**The request**. In the listing below, locate the lines bearing the word "chart". Copy every one of them.

**Data supplied**.
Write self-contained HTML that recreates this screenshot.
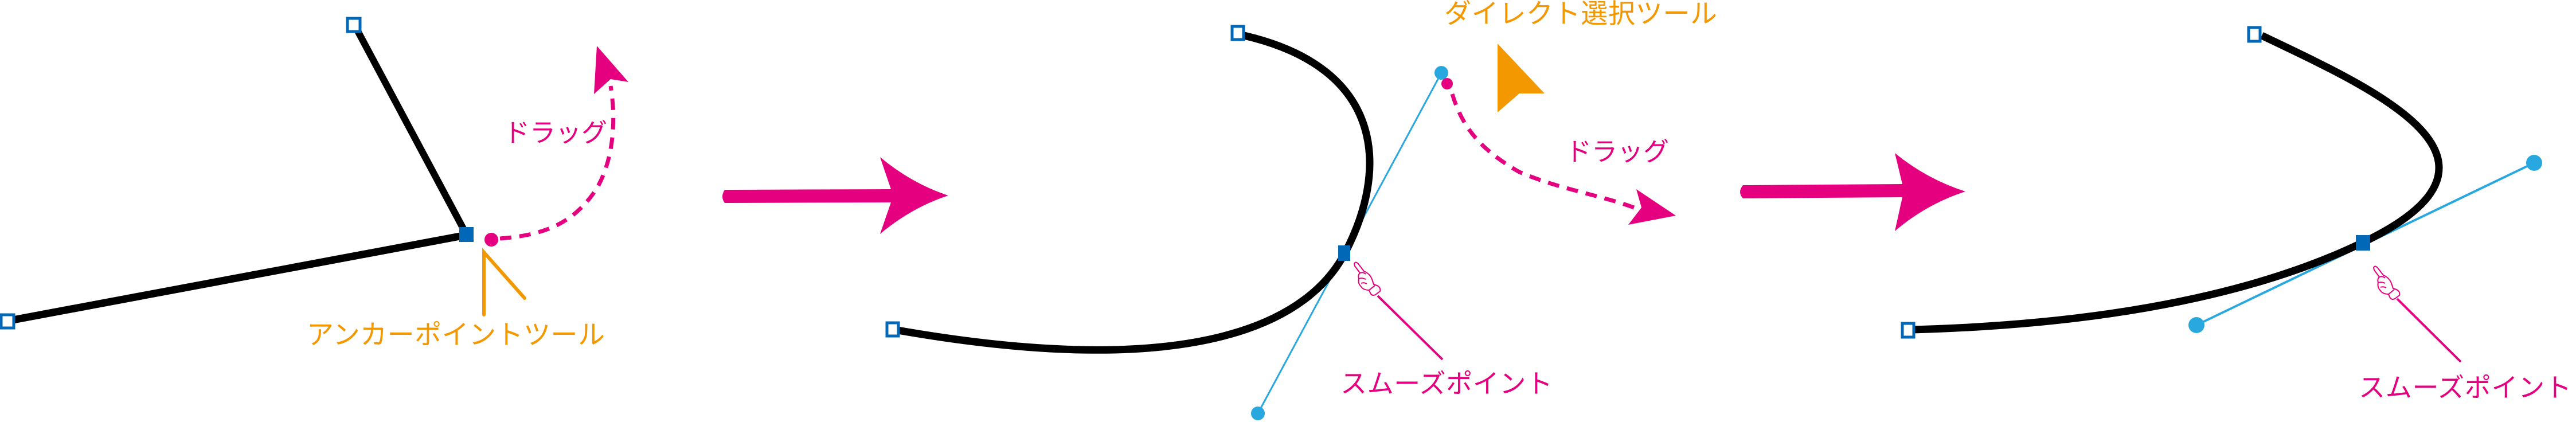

* * *

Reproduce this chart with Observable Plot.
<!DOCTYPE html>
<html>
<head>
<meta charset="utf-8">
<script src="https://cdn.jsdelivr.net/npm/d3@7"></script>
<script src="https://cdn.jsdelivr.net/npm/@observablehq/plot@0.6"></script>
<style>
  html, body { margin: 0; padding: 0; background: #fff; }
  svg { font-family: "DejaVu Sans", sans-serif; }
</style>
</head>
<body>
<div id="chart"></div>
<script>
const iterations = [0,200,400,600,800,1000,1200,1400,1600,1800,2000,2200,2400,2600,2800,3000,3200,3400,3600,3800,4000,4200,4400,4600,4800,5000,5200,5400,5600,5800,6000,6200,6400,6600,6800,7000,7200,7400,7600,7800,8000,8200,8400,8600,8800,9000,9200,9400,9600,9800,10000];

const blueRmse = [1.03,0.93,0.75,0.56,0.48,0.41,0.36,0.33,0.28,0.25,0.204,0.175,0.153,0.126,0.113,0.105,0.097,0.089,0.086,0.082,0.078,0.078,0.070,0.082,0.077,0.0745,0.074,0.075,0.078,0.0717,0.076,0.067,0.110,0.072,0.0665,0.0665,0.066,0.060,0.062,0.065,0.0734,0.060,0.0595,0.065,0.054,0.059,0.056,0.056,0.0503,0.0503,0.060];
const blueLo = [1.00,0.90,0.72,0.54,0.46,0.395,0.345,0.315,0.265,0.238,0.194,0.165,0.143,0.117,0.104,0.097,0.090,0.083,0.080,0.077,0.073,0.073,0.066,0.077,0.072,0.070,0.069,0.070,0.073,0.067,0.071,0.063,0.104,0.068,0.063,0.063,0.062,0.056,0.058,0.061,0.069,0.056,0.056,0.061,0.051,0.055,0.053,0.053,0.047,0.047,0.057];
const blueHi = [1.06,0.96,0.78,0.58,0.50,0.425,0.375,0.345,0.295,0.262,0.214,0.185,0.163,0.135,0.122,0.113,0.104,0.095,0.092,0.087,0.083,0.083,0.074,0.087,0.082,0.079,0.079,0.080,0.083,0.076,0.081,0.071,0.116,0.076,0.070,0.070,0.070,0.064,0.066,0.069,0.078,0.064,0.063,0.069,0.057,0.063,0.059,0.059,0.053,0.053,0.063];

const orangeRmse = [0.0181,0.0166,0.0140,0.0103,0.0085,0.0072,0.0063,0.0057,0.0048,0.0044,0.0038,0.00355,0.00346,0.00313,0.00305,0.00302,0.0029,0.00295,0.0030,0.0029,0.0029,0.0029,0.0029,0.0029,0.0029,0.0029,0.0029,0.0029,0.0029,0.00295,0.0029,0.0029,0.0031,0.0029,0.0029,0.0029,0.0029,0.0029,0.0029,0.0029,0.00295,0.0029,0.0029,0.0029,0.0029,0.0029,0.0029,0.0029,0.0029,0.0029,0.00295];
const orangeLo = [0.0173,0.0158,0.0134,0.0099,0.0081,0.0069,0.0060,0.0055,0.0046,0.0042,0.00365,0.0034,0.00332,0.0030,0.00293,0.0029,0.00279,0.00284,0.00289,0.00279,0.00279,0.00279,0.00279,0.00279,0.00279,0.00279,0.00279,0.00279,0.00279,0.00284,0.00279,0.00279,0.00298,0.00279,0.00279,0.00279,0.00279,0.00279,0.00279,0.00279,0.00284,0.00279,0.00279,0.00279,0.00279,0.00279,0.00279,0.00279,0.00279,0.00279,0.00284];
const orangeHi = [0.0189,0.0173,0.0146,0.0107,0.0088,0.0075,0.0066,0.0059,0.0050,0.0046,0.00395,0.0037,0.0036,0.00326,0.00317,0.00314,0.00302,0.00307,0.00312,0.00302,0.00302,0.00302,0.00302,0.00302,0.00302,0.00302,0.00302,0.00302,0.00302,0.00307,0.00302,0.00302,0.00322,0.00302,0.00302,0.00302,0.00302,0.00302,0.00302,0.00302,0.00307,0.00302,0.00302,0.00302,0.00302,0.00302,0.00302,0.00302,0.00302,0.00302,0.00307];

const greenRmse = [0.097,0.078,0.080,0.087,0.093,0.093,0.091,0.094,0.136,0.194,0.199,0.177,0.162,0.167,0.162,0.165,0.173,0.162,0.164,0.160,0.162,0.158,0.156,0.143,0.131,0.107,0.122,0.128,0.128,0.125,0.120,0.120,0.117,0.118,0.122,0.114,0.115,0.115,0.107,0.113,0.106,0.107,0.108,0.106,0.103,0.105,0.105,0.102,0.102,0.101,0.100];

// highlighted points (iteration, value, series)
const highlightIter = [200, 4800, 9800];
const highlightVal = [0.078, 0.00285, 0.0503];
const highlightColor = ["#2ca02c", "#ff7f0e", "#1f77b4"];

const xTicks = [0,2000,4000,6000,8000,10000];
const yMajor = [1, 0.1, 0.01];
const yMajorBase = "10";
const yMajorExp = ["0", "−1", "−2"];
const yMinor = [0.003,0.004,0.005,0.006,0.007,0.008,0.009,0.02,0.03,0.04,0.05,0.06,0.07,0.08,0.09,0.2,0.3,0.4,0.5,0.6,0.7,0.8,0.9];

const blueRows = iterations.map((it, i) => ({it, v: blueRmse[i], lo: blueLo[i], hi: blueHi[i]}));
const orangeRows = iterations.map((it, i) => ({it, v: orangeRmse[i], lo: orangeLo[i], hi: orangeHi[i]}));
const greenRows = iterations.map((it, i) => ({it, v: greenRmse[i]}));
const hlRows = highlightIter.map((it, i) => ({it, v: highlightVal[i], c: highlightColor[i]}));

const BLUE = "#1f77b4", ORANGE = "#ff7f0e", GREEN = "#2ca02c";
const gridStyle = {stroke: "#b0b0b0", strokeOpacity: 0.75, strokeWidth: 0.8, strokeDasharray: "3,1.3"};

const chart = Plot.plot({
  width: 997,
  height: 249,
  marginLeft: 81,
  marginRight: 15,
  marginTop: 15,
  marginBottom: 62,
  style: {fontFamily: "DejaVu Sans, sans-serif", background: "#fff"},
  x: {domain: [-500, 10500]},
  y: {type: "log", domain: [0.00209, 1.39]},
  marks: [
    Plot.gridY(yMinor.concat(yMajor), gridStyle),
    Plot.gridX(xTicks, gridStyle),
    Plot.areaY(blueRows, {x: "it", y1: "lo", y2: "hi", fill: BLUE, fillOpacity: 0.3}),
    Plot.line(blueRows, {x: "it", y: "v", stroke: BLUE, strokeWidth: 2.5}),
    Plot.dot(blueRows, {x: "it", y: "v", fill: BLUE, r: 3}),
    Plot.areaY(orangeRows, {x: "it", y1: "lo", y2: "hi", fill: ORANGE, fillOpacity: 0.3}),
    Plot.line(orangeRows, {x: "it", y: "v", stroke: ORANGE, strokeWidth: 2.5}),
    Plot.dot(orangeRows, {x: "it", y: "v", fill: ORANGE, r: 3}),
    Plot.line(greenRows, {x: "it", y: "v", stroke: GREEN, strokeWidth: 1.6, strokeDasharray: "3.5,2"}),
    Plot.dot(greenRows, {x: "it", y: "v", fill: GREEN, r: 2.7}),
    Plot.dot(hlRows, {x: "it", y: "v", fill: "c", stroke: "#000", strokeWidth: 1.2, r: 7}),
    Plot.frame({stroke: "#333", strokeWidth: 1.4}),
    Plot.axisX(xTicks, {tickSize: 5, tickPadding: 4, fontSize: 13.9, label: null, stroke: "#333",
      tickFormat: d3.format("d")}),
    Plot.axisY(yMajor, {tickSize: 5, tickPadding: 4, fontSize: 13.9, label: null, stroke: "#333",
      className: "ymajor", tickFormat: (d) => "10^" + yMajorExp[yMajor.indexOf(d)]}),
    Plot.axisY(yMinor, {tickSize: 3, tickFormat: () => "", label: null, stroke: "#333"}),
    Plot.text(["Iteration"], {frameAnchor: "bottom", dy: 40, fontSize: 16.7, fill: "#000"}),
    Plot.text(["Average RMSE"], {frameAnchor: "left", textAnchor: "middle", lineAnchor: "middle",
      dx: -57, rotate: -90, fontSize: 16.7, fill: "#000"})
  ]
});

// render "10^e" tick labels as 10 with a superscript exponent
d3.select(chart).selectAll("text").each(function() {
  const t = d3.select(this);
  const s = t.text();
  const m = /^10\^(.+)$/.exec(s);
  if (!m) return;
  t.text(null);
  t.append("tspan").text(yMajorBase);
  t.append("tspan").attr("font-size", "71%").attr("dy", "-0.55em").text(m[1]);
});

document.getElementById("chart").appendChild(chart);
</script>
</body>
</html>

--

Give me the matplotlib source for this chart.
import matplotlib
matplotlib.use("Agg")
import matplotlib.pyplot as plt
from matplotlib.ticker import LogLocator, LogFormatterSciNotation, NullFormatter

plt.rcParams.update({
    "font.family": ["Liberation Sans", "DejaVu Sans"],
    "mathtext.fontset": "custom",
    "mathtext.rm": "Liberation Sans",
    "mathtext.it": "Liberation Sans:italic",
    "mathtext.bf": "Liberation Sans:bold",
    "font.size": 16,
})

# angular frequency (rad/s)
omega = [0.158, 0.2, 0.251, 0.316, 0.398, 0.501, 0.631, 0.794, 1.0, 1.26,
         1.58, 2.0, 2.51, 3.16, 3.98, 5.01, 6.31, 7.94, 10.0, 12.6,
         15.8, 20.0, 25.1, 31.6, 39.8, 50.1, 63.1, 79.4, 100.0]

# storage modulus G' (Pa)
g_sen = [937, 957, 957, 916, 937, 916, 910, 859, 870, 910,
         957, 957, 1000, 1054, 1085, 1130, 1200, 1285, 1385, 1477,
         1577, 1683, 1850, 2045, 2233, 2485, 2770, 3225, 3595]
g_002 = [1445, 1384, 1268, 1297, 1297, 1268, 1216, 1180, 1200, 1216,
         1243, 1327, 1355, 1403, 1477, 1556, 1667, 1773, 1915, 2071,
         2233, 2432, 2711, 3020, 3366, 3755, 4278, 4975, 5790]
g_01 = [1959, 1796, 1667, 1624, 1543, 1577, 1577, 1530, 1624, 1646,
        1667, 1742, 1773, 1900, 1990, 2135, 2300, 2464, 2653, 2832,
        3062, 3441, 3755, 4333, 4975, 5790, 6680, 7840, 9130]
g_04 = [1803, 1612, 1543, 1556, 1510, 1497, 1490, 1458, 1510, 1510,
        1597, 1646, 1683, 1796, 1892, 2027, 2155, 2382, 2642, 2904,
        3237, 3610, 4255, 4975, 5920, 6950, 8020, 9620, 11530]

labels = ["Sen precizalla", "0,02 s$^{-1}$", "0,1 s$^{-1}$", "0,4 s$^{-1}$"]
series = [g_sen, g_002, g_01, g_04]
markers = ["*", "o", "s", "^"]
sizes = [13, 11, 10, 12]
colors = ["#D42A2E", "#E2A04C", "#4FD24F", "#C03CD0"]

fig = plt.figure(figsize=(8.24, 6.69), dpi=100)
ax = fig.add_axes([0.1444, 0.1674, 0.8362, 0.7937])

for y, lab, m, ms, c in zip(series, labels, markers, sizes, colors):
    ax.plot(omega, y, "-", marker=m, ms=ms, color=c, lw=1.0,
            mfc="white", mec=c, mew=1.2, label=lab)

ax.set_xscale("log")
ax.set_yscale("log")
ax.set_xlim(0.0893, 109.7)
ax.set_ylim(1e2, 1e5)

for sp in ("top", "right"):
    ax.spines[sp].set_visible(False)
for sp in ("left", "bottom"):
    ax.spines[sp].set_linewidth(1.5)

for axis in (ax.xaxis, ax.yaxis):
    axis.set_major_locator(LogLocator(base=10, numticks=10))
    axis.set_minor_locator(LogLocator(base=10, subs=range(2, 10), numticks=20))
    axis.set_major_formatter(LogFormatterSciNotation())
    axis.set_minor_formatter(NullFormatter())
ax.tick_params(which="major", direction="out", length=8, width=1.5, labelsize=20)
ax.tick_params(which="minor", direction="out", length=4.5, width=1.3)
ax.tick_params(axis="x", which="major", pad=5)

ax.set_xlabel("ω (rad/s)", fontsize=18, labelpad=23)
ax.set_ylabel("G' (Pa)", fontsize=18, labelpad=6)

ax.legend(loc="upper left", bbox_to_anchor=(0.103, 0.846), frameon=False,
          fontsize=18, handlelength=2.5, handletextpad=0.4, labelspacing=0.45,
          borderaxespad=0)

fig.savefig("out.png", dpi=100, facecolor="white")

**Correct response**.
Reproduce this chart with Observable Plot.
<div id="chart"></div>
const chart = Plot.plot({
d3.select(chart).selectAll("text").each(function() {
document.getElementById("chart").appendChild(chart);
Give me the matplotlib source for this chart.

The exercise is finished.